Нет лучшего контролера, чем Герцен. Человечности, чести никто не научит лучше его. Никто так не отдернет нашу совесть как он. Все свои мысли он выверял сердцем, и высшим требованием его к сердцу была деятельная любовь. Она не означала для Герцена только христианскую мораль. Это мораль социальная в родственном нам смысле отношения и к ближнему, и к дальнему человеку, и к человечеству вообще. Надо чаще оглядываться на Герцена…».
…Точно машина, после недолгой пробуксовки, ухватилась за землю, рванулась вперед, во всем четком взаимодействии и законченности – от мощного мотора до упирающихся в землю колес! И скорость, и стремительность – как полет! Ведь и человек – в конечном итоге, между «телом» и «озарением» – та же машина, пусть во сто, в тысячу (коэффициент не имеет значения) раз сложнее. Но и машина и управление ею, и направление к творчеству – сам человек!..
«Во-вторых» строчках, наконец, в строках по поводу Герцена – мысль замечательна во многих отношениях. Во-первых, это пишет не рядовой писатель – а первый секретарь Союза писателей и признанный во всем мире художник. И если уж он нуждается в «контролере», в том, чтоб кто-то, «извне», одергивал время от времени – совесть, что же здесь сказать применительно рядового, малоизвестного, начинающего писателя? Сколько горькой самоукоризны по поводу того, что мы «распригожие-хорошие», «образцовые», поучаем весь мир, может статься, ничему не научившись сами!.. Ведь и вправду, Герцена – ни среди нас, ни в Лондоне – нет ныне, и задирать нос нам никто не мешает!.. Некому одернуть нашу совесть. И лишь лучшие, самые честные и самые смелые – подобно Федину в этих строках – время от времени спрашивают себя: «не врем ли мы?».
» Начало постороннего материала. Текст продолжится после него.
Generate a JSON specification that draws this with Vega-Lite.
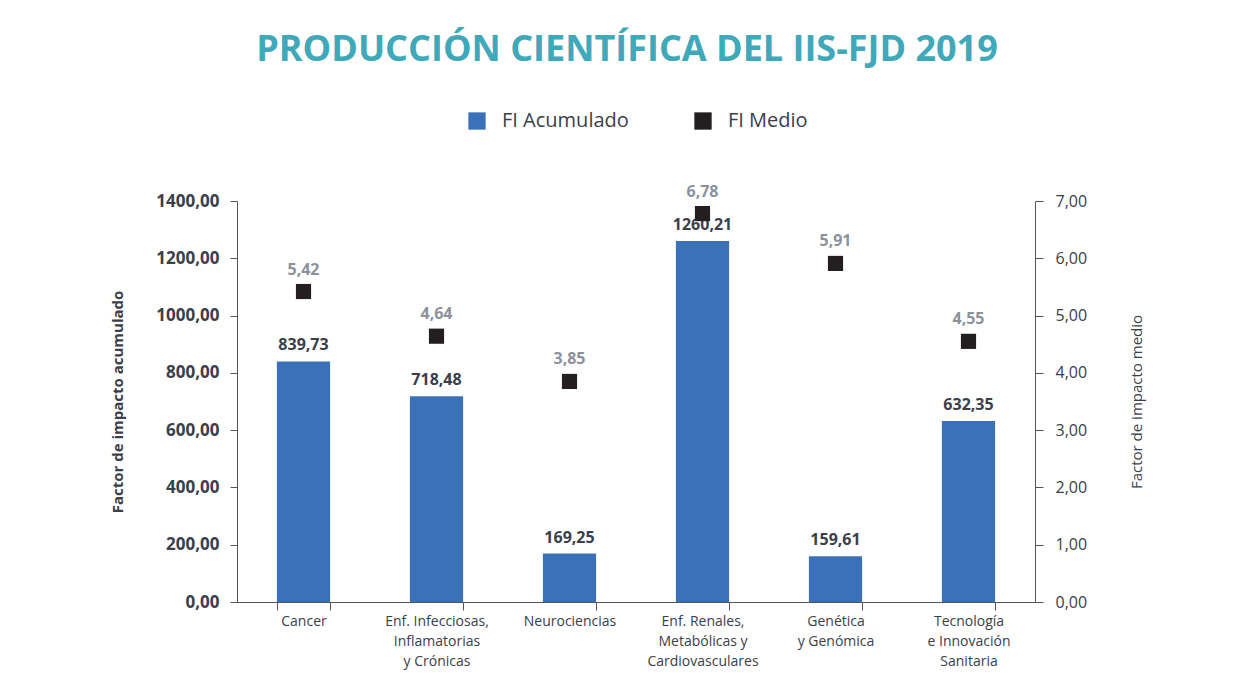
{
  "$schema": "https://vega.github.io/schema/vega-lite/v6.json",
  "width": 798,
  "height": 401,
  "autosize": {"type": "none"},
  "padding": {"left": 237, "top": 201, "right": 210, "bottom": 91},
  "background": "white",
  "config": {
    "locale": {"number": {"decimal": ",", "thousands": ".", "grouping": [3], "currency": ["", "€"]}},
    "view": {"stroke": null},
    "font": "Open Sans"
  },
  "title": {
    "text": "PRODUCCIÓN CIENTÍFICA DEL IIS-FJD 2019",
    "font": "Open Sans",
    "fontSize": 36,
    "fontWeight": "bold",
    "color": "#40a9b9",
    "anchor": "middle",
    "dx": -9,
    "offset": 42
  },
  "data": {
    "values": [
      {"area": "Cancer", "acumulado": 839.73, "medio": 5.42},
      {"area": "Enf. Infecciosas,|Inflamatorias|y Crónicas", "acumulado": 718.48, "medio": 4.64},
      {"area": "Neurociencias", "acumulado": 169.25, "medio": 3.85},
      {"area": "Enf. Renales,|Metabólicas y|Cardiovasculares", "acumulado": 1260.21, "medio": 6.78},
      {"area": "Genética|y Genómica", "acumulado": 159.61, "medio": 5.91},
      {"area": "Tecnología|e Innovación|Sanitaria", "acumulado": 632.35, "medio": 4.55}
    ]
  },
  "encoding": {
    "x": {
      "field": "area",
      "type": "nominal",
      "sort": null,
      "scale": {"paddingInner": 0.6, "paddingOuter": 0.3},
      "axis": {
        "title": null,
        "labelAngle": 0,
        "labelExpr": "split(datum.label, '|')",
        "labelFont": "Open Sans",
        "labelFontSize": 14,
        "labelLineHeight": 20,
        "labelColor": "#3a404b",
        "labelPadding": 4,
        "labelBaseline": "top",
        "tickBand": "extent",
        "tickSize": 8,
        "tickColor": "#555",
        "domainColor": "#555",
        "grid": false
      }
    }
  },
  "layer": [
    {
      "mark": {"type": "bar", "color": "#3b71b9"},
      "encoding": {
        "y": {
          "field": "acumulado",
          "type": "quantitative",
          "scale": {"domain": [0, 1400], "nice": false},
          "axis": {
            "title": "Factor de impacto acumulado",
            "titleFont": "Open Sans",
            "titleFontSize": 15,
            "titleFontWeight": "bold",
            "titleColor": "#3a404b",
            "titlePadding": 30,
            "values": [0, 200, 400, 600, 800, 1000, 1200, 1400],
            "format": ".2f",
            "labelFont": "Open Sans",
            "labelFontSize": 17,
            "labelFontWeight": "bold",
            "labelColor": "#3a404b",
            "labelPadding": 11,
            "tickSize": 7,
            "tickColor": "#555",
            "domainColor": "#555",
            "grid": false
          }
        },
        "color": {
          "datum": "FI Acumulado",
          "type": "nominal",
          "scale": {"domain": ["FI Acumulado", "FI Medio"], "range": ["#3b71b9", "#231f20"]},
          "legend": {
            "title": null,
            "orient": "none",
            "direction": "horizontal",
            "legendX": 230,
            "legendY": -90,
            "symbolType": "square",
            "symbolSize": 300,
            "symbolStrokeWidth": 0,
            "labelFont": "Open Sans",
            "labelFontSize": 20,
            "labelColor": "#3a404b",
            "labelOffset": 15,
            "columnPadding": 64
          }
        }
      }
    },
    {
      "mark": {"type": "text", "dy": -16, "fontSize": 16, "fontWeight": "bold", "color": "#3a404b", "font": "Open Sans"},
      "encoding": {
        "y": {"field": "acumulado", "type": "quantitative", "scale": {"domain": [0, 1400], "nice": false}, "axis": null},
        "text": {"field": "acumulado", "type": "quantitative", "format": ".2f"}
      }
    },
    {
      "mark": {"type": "point", "shape": "square", "filled": true, "size": 230, "opacity": 1},
      "encoding": {
        "y": {
          "field": "medio",
          "type": "quantitative",
          "scale": {"domain": [0, 7], "nice": false},
          "axis": {
            "orient": "right",
            "title": "Factor de impacto medio",
            "titleAngle": 270,
            "titleFont": "Open Sans",
            "titleFontSize": 15,
            "titleFontWeight": "normal",
            "titleColor": "#3a404b",
            "titlePadding": 58,
            "values": [0, 1, 2, 3, 4, 5, 6, 7],
            "format": ".2f",
            "labelFont": "Open Sans",
            "labelFontSize": 16,
            "labelColor": "#3a404b",
            "labelPadding": 12,
            "tickSize": 8,
            "tickColor": "#555",
            "domainColor": "#555",
            "grid": false
          }
        },
        "color": {"datum": "FI Medio", "type": "nominal"}
      }
    },
    {
      "mark": {"type": "text", "dy": -22, "fontSize": 16, "fontWeight": "bold", "color": "#8c929b", "font": "Open Sans"},
      "encoding": {
        "y": {"field": "medio", "type": "quantitative", "scale": {"domain": [0, 7], "nice": false}, "axis": null},
        "text": {"field": "medio", "type": "quantitative", "format": ".2f"}
      }
    }
  ],
  "resolve": {"scale": {"y": "independent"}}
}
Правда, Федин говорит о Герцене как о живом. Он имеет ввиду его живое наследие. Но ведь, чтоб уметь пользоваться этим живым наследием – как «контролером совести» – нужна и культура, и умение читать Герцена, главное, нужна изначальная (как остаточный магнетизм на полюсах генератора, без чего бы ему не рождать ток!) совесть художника!
Наконец, замечательно это открытие по поводу свойств чести, морали, совести герценовских! Они всегда все у Герцена – и личные, и социальные одновременно! Они родственны нам своей гуманной – общечеловеческой – сущностью!
Мораль очеловеченная, вочеловеченная – здесь в Герцене – вдруг как бы представшим нашим современником! – перестает быть термином, пусть понятием, с почти физической ощутимой ценностью жизни!
Что ж, будем – посильно, даже поверх сил наших – оглядываться, «оглядываться на Герцена». И не только на него. Слава богу, в истории нашей духовности – неисчислимое количество образцовых людей! И пусть Федин их назвал столь прозаичным, даже почти казенным словом: «контролеры». Как они нужны нам, их слово, пример всей их жизни. Не такова ли вся классика?
«Контролеры нашей совести»… Это еще – когда-когда – о них думал и написал Жуковский: «Не говори с тоской: их нет; но с благодарностию: были!».